Third stimulus check: Veterans waiting month for COVID stimulus payments should get them Wednesday

By Benjamin Kail for masslive.com

Veterans Affairs beneficiaries who’ve waited nearly a month for their $1,400 COVID-19 stimulus checks should see them by Wednesday, according to the Internal Revenue Service.

Weeks of administrative holdups prevented retirees, Veterans Affairs beneficiaries and other low-income recipients of federal benefits from getting their checks as quickly as tens of millions of other Americans. Still, Social Security, disability and railroad retirement benefit recipients started getting their checks earlier this month, yet many veterans who bank on federal disability or pension benefits and don’t typically file tax returns have been left waiting.

The IRS said it was working to review recipient data from VA and would issue checks by mid-April; most of the payments will be directly deposited and started being processed over the weekend.

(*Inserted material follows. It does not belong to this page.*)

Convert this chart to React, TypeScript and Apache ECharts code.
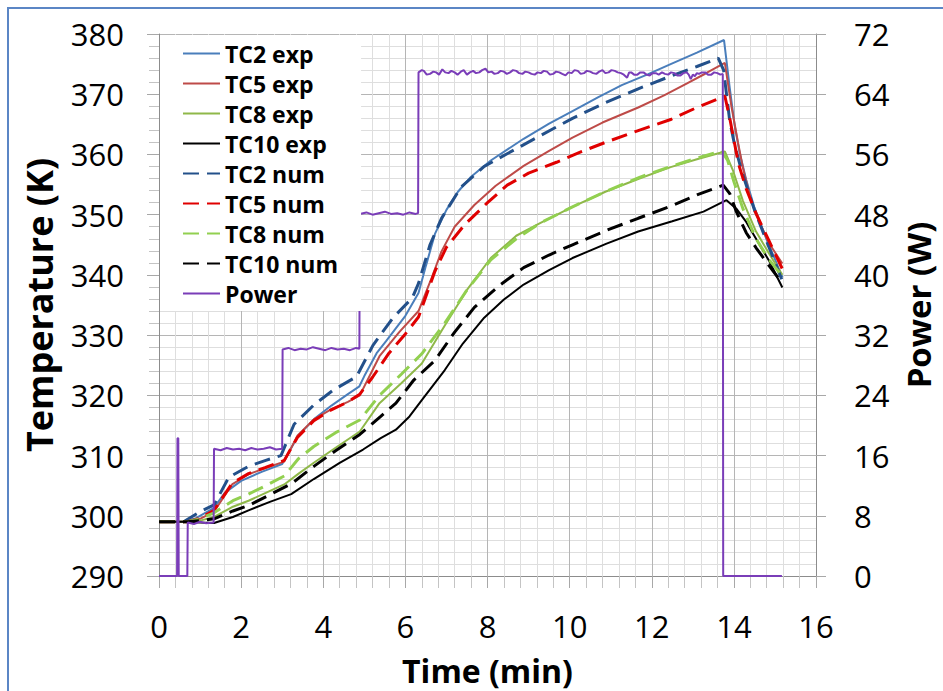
import React, { useEffect, useRef } from "react";
import * as echarts from "echarts";

type Pt = [number, number];

// Axis ranges
const TIME_RANGE = { min: 0, max: 16, step: 2 };
const TEMP_RANGE = { min: 290, max: 380, step: 10 };
const POWER_RANGE = { min: 0, max: 72, step: 8 };

// Measured temperatures (K) against time (min)
const tc2Exp: Pt[] = [
  [0, 299.0], [0.6, 299.0], [0.9, 299.6], [1.34, 301.3], [1.6, 303.8], [2.0, 305.8], [2.5, 307.3],
  [3.0, 308.6], [3.1, 309.8], [3.4, 313.4], [3.8, 316.2], [4.2, 318.3], [4.6, 320.2], [4.88, 321.5],
  [5.0, 323.2], [5.3, 327.0], [5.53, 329.0], [6.0, 333.2], [6.32, 337.0], [6.5, 341.5], [6.72, 346.8],
  [7.0, 350.8], [7.28, 353.8], [7.6, 356.3], [8.08, 359.0], [8.88, 362.6], [9.5, 365.1], [10.07, 367.2],
  [10.7, 369.5], [11.27, 371.5], [11.9, 373.3], [12.46, 375.0], [13.1, 376.9], [13.76, 379.0],
  [13.9, 371.0], [14.02, 364.8], [14.14, 360.3], [14.3, 355.8], [14.5, 351.2], [14.8, 345.8],
  [15.0, 342.6], [15.18, 339.6],
];

const tc5Exp: Pt[] = [
  [0, 299.0], [0.7, 299.0], [1.0, 299.5], [1.34, 300.7], [1.78, 305.2], [2.18, 306.9], [2.58, 307.9],
  [3.05, 309.0], [3.37, 313.3], [3.77, 316.0], [4.17, 317.6], [4.6, 318.9], [4.89, 320.0], [5.37, 326.5],
  [5.85, 330.5], [6.32, 334.0], [6.64, 339.5], [6.88, 343.9], [7.2, 348.0], [7.68, 351.6], [8.2, 354.8],
  [8.88, 358.1], [9.5, 360.6], [10.07, 362.8], [10.8, 365.3], [11.67, 367.8], [12.3, 369.8],
  [12.86, 371.8], [13.3, 373.4], [13.78, 375.2], [13.94, 368.0], [14.1, 362.0], [14.22, 357.8],
  [14.4, 352.8], [14.54, 350.0], [14.86, 345.2], [15.18, 341.9],
];

const tc8Exp: Pt[] = [
  [0, 299.0], [0.7, 299.0], [1.0, 299.2], [1.34, 299.8], [1.8, 301.5], [2.18, 302.5], [2.6, 303.8],
  [3.05, 305.2], [3.4, 307.0], [3.77, 308.8], [4.3, 311.3], [4.89, 314.0], [5.37, 318.7], [5.9, 322.0],
  [6.4, 325.3], [6.96, 331.6], [7.5, 337.5], [8.08, 342.8], [8.7, 346.5], [9.28, 348.6], [10.07, 351.3],
  [10.87, 353.8], [11.7, 356.0], [12.46, 357.9], [13.1, 359.2], [13.78, 360.5], [13.98, 357.3],
  [14.22, 352.3], [14.54, 347.2], [14.86, 343.5], [15.18, 340.0],
];

const tc10Exp: Pt[] = [
  [0, 299.0], [0.7, 299.0], [1.0, 298.9], [1.34, 298.8], [1.8, 299.8], [2.18, 300.9], [2.7, 302.3],
  [3.22, 303.6], [3.77, 306.1], [4.4, 308.8], [4.97, 311.0], [5.4, 312.9], [5.77, 314.3], [6.1, 316.5],
  [6.4, 319.2], [6.96, 324.2], [7.4, 328.6], [7.92, 332.9], [8.4, 335.9], [8.88, 338.4], [9.5, 340.8],
  [10.07, 342.8], [10.9, 345.2], [11.67, 347.2], [12.5, 348.9], [13.26, 350.5], [13.82, 352.4],
  [14.06, 351.0], [14.3, 348.8], [14.54, 346.0], [14.86, 342.3], [15.18, 337.9],
];

// Simulated temperatures (K)
const tc2Num: Pt[] = [
  [0, 299.0], [0.6, 299.0], [0.98, 300.6], [1.34, 301.8], [1.7, 306.4], [2.18, 308.2], [2.6, 309.2],
  [2.97, 310.0], [3.29, 315.2], [3.77, 318.4], [4.25, 320.9], [4.81, 323.1], [5.21, 328.3],
  [5.69, 332.8], [6.17, 336.2], [6.32, 338.6], [6.6, 345.0], [6.88, 349.4], [7.36, 354.6],
  [7.92, 358.0], [8.5, 360.2], [9.28, 363.1], [10.07, 366.0], [10.87, 368.6], [11.67, 370.9],
  [12.46, 373.0], [13.1, 374.6], [13.62, 376.0], [13.75, 374.0], [13.9, 365.5], [14.02, 361.5],
  [14.2, 357.0], [14.5, 350.8], [14.86, 344.5], [15.18, 339.0],
];

const tc5Num: Pt[] = [
  [0, 299.0], [0.7, 299.0], [1.0, 299.6], [1.34, 300.9], [1.78, 305.4], [2.18, 307.0], [2.58, 308.0],
  [3.05, 309.2], [3.37, 313.0], [3.77, 315.8], [4.17, 317.5], [4.6, 318.9], [4.89, 320.2], [5.2, 323.0],
  [5.6, 327.0], [6.0, 330.2], [6.32, 333.0], [6.72, 340.6], [7.0, 344.6], [7.44, 348.3], [8.0, 352.0],
  [8.48, 354.9], [9.0, 356.9], [9.68, 358.7], [10.3, 360.5], [10.87, 362.0], [11.6, 363.8],
  [12.46, 365.8], [13.1, 367.8], [13.78, 369.7], [13.9, 366.0], [14.11, 358.5], [14.3, 354.3],
  [14.54, 350.2], [14.86, 345.6], [15.18, 341.0],
];

const tc8Num: Pt[] = [
  [0, 299.0], [0.7, 299.0], [1.0, 299.5], [1.34, 300.5], [1.8, 302.5], [2.18, 303.6], [2.6, 305.0],
  [3.05, 306.6], [3.4, 309.5], [3.77, 311.5], [4.3, 313.8], [4.89, 315.9], [5.37, 320.0], [5.9, 323.5],
  [6.4, 326.9], [6.96, 332.0], [7.5, 337.5], [8.08, 342.5], [8.7, 346.0], [9.28, 348.6], [10.07, 351.3],
  [10.87, 353.8], [11.7, 356.2], [12.46, 358.0], [13.1, 359.4], [13.7, 360.6], [13.85, 359.0],
  [14.0, 355.5], [14.22, 351.0], [14.54, 346.0], [14.86, 342.5], [15.18, 339.8],
];

const tc10Num: Pt[] = [
  [0, 299.0], [0.7, 299.0], [1.0, 299.2], [1.34, 299.5], [1.8, 300.8], [2.18, 301.7], [2.7, 303.5],
  [3.22, 305.3], [3.77, 308.2], [4.3, 310.8], [4.89, 313.5], [5.4, 316.5], [5.77, 318.7], [6.2, 322.5],
  [6.72, 325.8], [7.2, 330.5], [7.68, 334.6], [8.3, 338.3], [8.88, 341.2], [9.5, 343.3], [10.07, 345.0],
  [10.9, 347.4], [11.67, 349.4], [12.5, 351.5], [13.1, 353.3], [13.74, 354.9], [13.9, 353.5],
  [14.06, 350.5], [14.3, 347.0], [14.54, 344.5], [14.86, 341.5], [15.18, 338.6],
];

// Heater power (W) against time (min)
const power: Pt[] = [
  [0, 0], [0.44, 0], [0.45, 18.3], [0.47, 18.3], [0.48, 0], [0.69, 0], [0.7, 7.1], [0.85, 6.9],
  [1.0, 7.2], [1.15, 7.0], [1.33, 7.1], [1.34, 16.9], [1.5, 16.7], [1.65, 17.0], [1.8, 16.8],
  [1.95, 16.9], [2.1, 16.7], [2.25, 17.0], [2.4, 16.8], [2.55, 16.9], [2.7, 17.1], [2.85, 16.8],
  [3.0, 16.9], [3.01, 30.1], [3.15, 30.3], [3.3, 30.0], [3.45, 30.2], [3.6, 30.1], [3.75, 30.4],
  [3.9, 30.2], [4.05, 30.0], [4.2, 30.3], [4.35, 30.1], [4.5, 30.2], [4.65, 30.0], [4.8, 30.3],
  [4.88, 30.2], [4.89, 48.1], [5.05, 48.3], [5.2, 48.0], [5.35, 48.2], [5.5, 48.4], [5.65, 48.1],
  [5.8, 48.2], [5.95, 48.0], [6.1, 48.3], [6.25, 48.1], [6.31, 48.2], [6.32, 66.9], [6.4, 67.2],
  [6.45, 67.1], [6.52, 66.6], [6.6, 66.7], [6.68, 67.0], [6.75, 66.9], [6.82, 66.6], [6.9, 67.3],
  [6.97, 66.9], [7.05, 66.8], [7.12, 67.1], [7.2, 66.9], [7.27, 66.6], [7.35, 67.0], [7.42, 67.2],
  [7.5, 66.6], [7.57, 66.9], [7.65, 67.1], [7.72, 66.8], [7.8, 66.9], [7.87, 67.2], [7.95, 67.4],
  [8.02, 66.9], [8.1, 67.0], [8.17, 66.7], [8.25, 66.8], [8.32, 67.1], [8.4, 67.0], [8.47, 66.7],
  [8.55, 66.9], [8.62, 67.2], [8.7, 67.1], [8.77, 66.8], [8.85, 66.7], [8.92, 67.0], [9.0, 66.9],
  [9.07, 66.7], [9.15, 66.6], [9.22, 66.9], [9.3, 66.8], [9.37, 67.1], [9.45, 67.0], [9.52, 66.6],
  [9.6, 66.7], [9.67, 67.0], [9.75, 66.9], [9.82, 66.7], [9.9, 66.5], [9.97, 66.9], [10.05, 66.8],
  [10.12, 67.2], [10.2, 67.1], [10.27, 66.7], [10.35, 66.8], [10.42, 67.1], [10.5, 67.0],
  [10.57, 66.8], [10.65, 66.7], [10.72, 67.0], [10.8, 67.2], [10.87, 66.8], [10.95, 66.9],
  [11.02, 67.2], [11.1, 67.1], [11.17, 66.9], [11.25, 66.8], [11.32, 66.6], [11.4, 66.2],
  [11.45, 66.9], [11.5, 66.9], [11.57, 66.6], [11.65, 66.6], [11.72, 66.9], [11.8, 66.9],
  [11.87, 66.6], [11.95, 66.5], [12.02, 66.8], [12.1, 66.8], [12.17, 66.6], [12.25, 66.9],
  [12.32, 66.7], [12.4, 66.6], [12.47, 66.9], [12.55, 66.8], [12.62, 66.5], [12.7, 66.5],
  [12.77, 66.8], [12.85, 66.9], [12.9, 66.6], [12.95, 66.0], [13.0, 66.6], [13.05, 66.4],
  [13.1, 66.8], [13.15, 66.7], [13.22, 66.9], [13.3, 66.9], [13.37, 66.6], [13.45, 66.6],
  [13.52, 66.9], [13.6, 66.8], [13.67, 66.6], [13.73, 66.7], [13.74, 0], [15.17, 0],
];

const FONT = "'Open Sans', sans-serif";
const MAJOR_GRID = "#b5b5b5";
const MINOR_GRID = "#dedede";
const AXIS_LINE = "#8c8c8c";
const WIDTH = 943;
const HEIGHT = 691;

function lineSeries(name: string, data: Pt[], color: string, dashed: boolean, axis = 0, width = 2) {
  return {
    name,
    type: "line",
    data,
    yAxisIndex: axis,
    symbol: "none",
    showSymbol: false,
    lineStyle: { color, width, type: dashed ? [16, 8] : "solid" },
    itemStyle: { color },
    emphasis: { disabled: true },
  };
}

export default function App() {
  const ref = useRef<HTMLDivElement>(null);

  useEffect(() => {
    if (!ref.current) return;
    const chart = echarts.init(ref.current, null, { renderer: "svg" });
    chart.setOption({
      animation: false,
      backgroundColor: "#ffffff",
      grid: { left: 159, right: 115, top: 34, bottom: 110 },
      graphic: [
        {
          type: "rect",
          shape: { x: 8, y: 8, width: 960, height: 700 },
          style: { fill: "none", stroke: "#5b86c5", lineWidth: 2 },
          silent: true,
        },
      ],
      legend: {
        orient: "vertical",
        left: 160,
        top: 35,
        padding: [7, 23, 6, 22],
        itemGap: 7,
        itemWidth: 37,
        itemHeight: 14,
        backgroundColor: "#ffffff",
        // line-only keys: hide the marker that line series add in the middle
        itemStyle: { color: "rgba(0,0,0,0)", borderWidth: 0, opacity: 0 },
        textStyle: { fontFamily: FONT, fontSize: 23, fontWeight: "bold", color: "#000", lineHeight: 23 },
        data: [
          "TC2 exp", "TC5 exp", "TC8 exp", "TC10 exp",
          "TC2 num", "TC5 num", "TC8 num", "TC10 num", "Power",
        ],
      },
      xAxis: {
        type: "value",
        min: TIME_RANGE.min,
        max: TIME_RANGE.max,
        interval: TIME_RANGE.step,
        name: "Time (min)",
        nameLocation: "middle",
        nameGap: 78,
        nameTextStyle: { fontFamily: FONT, fontSize: 32, fontWeight: "bold", color: "#000" },
        axisLine: { show: true, onZero: false, lineStyle: { color: AXIS_LINE, width: 1 } },
        axisTick: { show: true, length: 12, lineStyle: { color: "#a8a8a8" } },
        minorTick: { show: true, splitNumber: 5, length: 12, lineStyle: { color: "#c4c4c4" } },
        splitLine: { show: true, lineStyle: { color: MAJOR_GRID } },
        minorSplitLine: { show: true, lineStyle: { color: MINOR_GRID } },
        axisLabel: { fontFamily: FONT, fontSize: 31, color: "#000", margin: 34 },
      },
      yAxis: [
        {
          type: "value",
          min: TEMP_RANGE.min,
          max: TEMP_RANGE.max,
          interval: TEMP_RANGE.step,
          name: "Temperature (K)",
          nameLocation: "middle",
          nameRotate: 90,
          nameGap: 102,
          nameTextStyle: { fontFamily: FONT, fontSize: 36, fontWeight: "bold", color: "#000" },
          axisLine: { show: true, lineStyle: { color: AXIS_LINE, width: 1 } },
          axisTick: { show: true, length: 12, lineStyle: { color: "#a8a8a8" } },
          minorTick: { show: true, splitNumber: 5, length: 10, lineStyle: { color: "#c4c4c4" } },
          splitLine: { show: true, lineStyle: { color: MAJOR_GRID } },
          minorSplitLine: { show: true, lineStyle: { color: MINOR_GRID } },
          axisLabel: { fontFamily: FONT, fontSize: 31, color: "#000", margin: 35 },
        },
        {
          type: "value",
          position: "right",
          min: POWER_RANGE.min,
          max: POWER_RANGE.max,
          interval: POWER_RANGE.step,
          name: "Power (W)",
          nameLocation: "middle",
          nameRotate: 90,
          nameGap: 86,
          nameTextStyle: { fontFamily: FONT, fontSize: 33, fontWeight: "bold", color: "#000" },
          axisLine: { show: true, lineStyle: { color: AXIS_LINE, width: 1 } },
          axisTick: { show: true, length: 10, lineStyle: { color: "#a8a8a8" } },
          splitLine: { show: false },
          axisLabel: { fontFamily: FONT, fontSize: 31, color: "#000", margin: 38 },
        },
      ],
      series: [
        lineSeries("TC2 exp", tc2Exp, "#4a7ebb", false),
        lineSeries("TC5 exp", tc5Exp, "#be4b48", false),
        lineSeries("TC8 exp", tc8Exp, "#8fb849", false),
        lineSeries("TC10 exp", tc10Exp, "#000000", false),
        lineSeries("TC2 num", tc2Num, "#23508a", true, 0, 3),
        lineSeries("TC5 num", tc5Num, "#e00000", true, 0, 3),
        lineSeries("TC8 num", tc8Num, "#92d050", true, 0, 3),
        lineSeries("TC10 num", tc10Num, "#000000", true, 0, 3),
        lineSeries("Power", power, "#7a3db8", false, 1, 2),
      ],
    });
    return () => chart.dispose();
  }, []);

  return (
    <div
      ref={ref}
      style={{ position: "fixed", left: 0, top: 0, width: WIDTH, height: HEIGHT, background: "#fff" }}
    />
  );
}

The first checks approved in President Joe Biden’s $1.9 trillion American Rescue Plan started going out on March 12.

Veterans should now be able to check the Get My Payment tool for information on their payment.

VA beneficiaries are among the group of “vulnerable Americans” who have experienced an “inexplicable” delay in stimulus payments approved as part of Biden’s plan, according to lawmakers on the House Ways and Means Committee chaired by Rep. Richard Neal.

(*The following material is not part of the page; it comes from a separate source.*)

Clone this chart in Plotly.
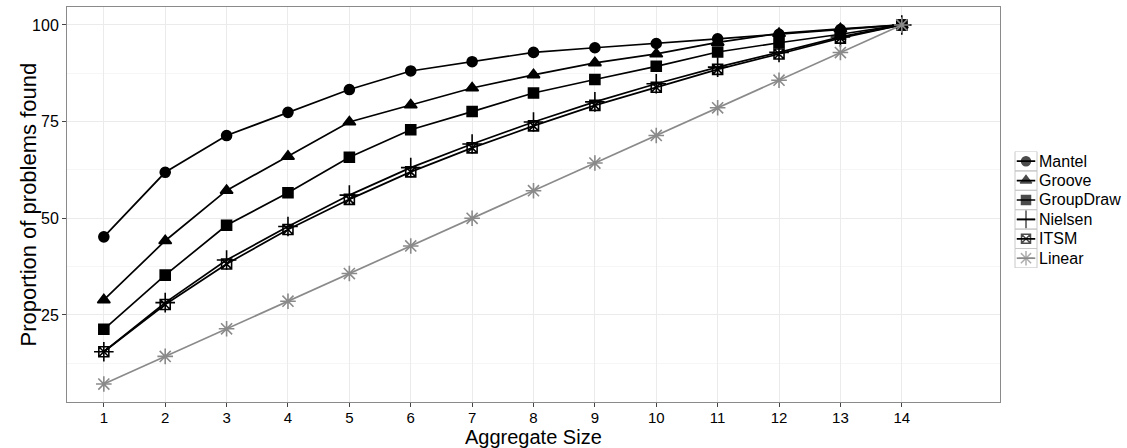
import plotly.graph_objects as go

sizes = list(range(1, 15))
mantel = [45.2, 61.9, 71.4, 77.4, 83.3, 88.1, 90.5, 92.9, 94.1, 95.2, 96.4, 97.6, 98.8, 100]
groove = [28.9, 44.2, 57.2, 66.0, 74.9, 79.3, 83.7, 87.1, 90.2, 92.5, 95.5, 97.8, 99.0, 100]
groupdraw = [21.3, 35.3, 48.2, 56.6, 65.8, 72.9, 77.6, 82.4, 85.9, 89.3, 93.0, 95.4, 97.6, 100]
nielsen = [15.5, 28.2, 39.2, 47.9, 56.0, 63.1, 69.2, 74.9, 80.1, 84.8, 89.1, 92.9, 96.9, 100]
itsm = [15.5, 27.7, 38.2, 47.1, 54.9, 62.0, 68.2, 73.9, 79.2, 83.9, 88.5, 92.5, 96.6, 100]
linear = [100 * k / 14 for k in sizes]

names = ["Mantel", "Groove", "GroupDraw", "Nielsen", "ITSM", "Linear"]
values = [mantel, groove, groupdraw, nielsen, itsm, linear]
symbols = ["circle", "triangle-up", "square", "cross-thin-open", "square-x-open", "asterisk-open"]
colors = ["black", "black", "black", "black", "black", "#8a8a8a"]
msizes = [10, 11, 10, 14, 10, 13]
key_sizes = [9, 10, 9, 13, 9, 12]

W, H = 1127, 448
ML, MR, MT, MB = 67, 0, 7, 46
plot_right = 1000
pw = W - ML - MR
ph = H - MT - MB

def fx(px):
    return (px - ML) / pw

def fy(py):
    return (H - MB - py) / ph

fig = go.Figure()
for name, vals, sym, col, sz in zip(names, values, symbols, colors, msizes):
    fig.add_trace(go.Scatter(
        x=sizes, y=vals, name=name, mode="lines+markers",
        line=dict(color=col, width=1.7),
        marker=dict(symbol=sym, size=sz, color=col, line=dict(color=col, width=1.6)),
        xaxis="x", yaxis="y", showlegend=False,
    ))

# custom legend (ggplot-style keys with grey boxes)
shapes = []
annotations = []
n = len(names)
for i, (name, sym, col, ks) in enumerate(zip(names, symbols, colors, key_sizes)):
    shapes.append(dict(type="rect", xref="paper", yref="y2", x0=fx(1015), x1=fx(1037),
                       y0=i, y1=i + 1, line=dict(color="#c8c8c8", width=1),
                       fillcolor="rgba(0,0,0,0)", layer="above"))
    fig.add_trace(go.Scatter(
        x=[0.08, 0.5, 0.92], y=[i + 0.5] * 3, mode="lines+markers",
        line=dict(color=col, width=1.7),
        marker=dict(symbol=sym, size=[0, ks, 0], color=col, line=dict(color=col, width=1.5)),
        xaxis="x2", yaxis="y2", showlegend=False, hoverinfo="skip",
    ))
    annotations.append(dict(text=name, xref="paper", yref="y2", x=fx(1037), y=i + 0.5,
                            xanchor="left", yanchor="middle", showarrow=False,
                            font=dict(size=16, color="black")))

# axis titles
annotations.append(dict(text="Aggregate Size", xref="paper", yref="paper",
                        x=fx((ML + plot_right) / 2), y=fy(437), xanchor="center", yanchor="middle",
                        showarrow=False, borderpad=0, font=dict(size=20, color="black")))
annotations.append(dict(text="Proportion of problems found", xref="paper", yref="paper",
                        x=fx(28), y=fy((MT + H - MB) / 2), xanchor="center", yanchor="middle",
                        textangle=-90, showarrow=False, font=dict(size=22, color="black")))

fig.update_layout(
    width=W, height=H,
    margin=dict(l=ML, r=MR, t=MT, b=MB),
    paper_bgcolor="white", plot_bgcolor="white",
    font=dict(family="Liberation Sans, Arial, sans-serif", color="black"),
    showlegend=False,
    shapes=shapes, annotations=annotations,
    xaxis=dict(
        domain=[0, fx(plot_right)],
        range=[0.4, 15.6], tickvals=sizes, ticktext=[str(s) for s in sizes],
        showgrid=True, gridcolor="#ebebeb", gridwidth=1, zeroline=False,
        showline=True, linecolor="#8a8a8a", linewidth=1, mirror=True,
        ticks="outside", ticklen=4, tickcolor="#444444", ticklabelstandoff=-2,
        tickfont=dict(size=15, color="black"), automargin=False,
    ),
    yaxis=dict(
        domain=[0, 1],
        range=[2.5, 104.64], tickvals=[25, 50, 75, 100],
        showgrid=True, gridcolor="#ebebeb", gridwidth=1, zeroline=False,
        showline=True, linecolor="#8a8a8a", linewidth=1, mirror=True,
        ticks="outside", ticklen=4, tickcolor="#444444",
        tickfont=dict(size=16, color="black"), automargin=False,
        minor=dict(tickvals=[12.5, 37.5, 62.5, 87.5], showgrid=True, gridcolor="#f6f6f6", ticks=""),
    ),
    xaxis2=dict(domain=[fx(1015), fx(1037)], range=[0, 1], visible=False, fixedrange=True,
                anchor="y2"),
    yaxis2=dict(domain=[fy(151.5 + n * 19.4), fy(151.5)], range=[n, 0], visible=False,
                fixedrange=True, anchor="x2"),
)
fig.write_html("out.html", config={"displayModeBar": False},
               post_script="document.body.style.margin='0';document.body.style.overflow='hidden';")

In late March, the lawmakers said they’d received reports of delays in “critical assistance … for millions of Americans in need,” including Social Security, Supplemental Security Income (SSI), Railroad Retirement Board (RRB) and VA beneficiaries. In the two previous stimulus rounds in 2020, the IRS, Social Security Administration and VA worked together to ensure prompt payments, the lawmakers said.

Following the latest batch of stimulus payments this week, the federal government has issued more than 156 million payments totaling about $372 billion since March 12, IRS says.

The American Rescue Plan approved $1,400 to adults earning less than $75,000 and couples less than $150,000, as well as $1,400 for dependents. The checks phase out for Americans making more than $75,000, with a hard cut-off at $80,000 for individuals and $160,000 for married couples.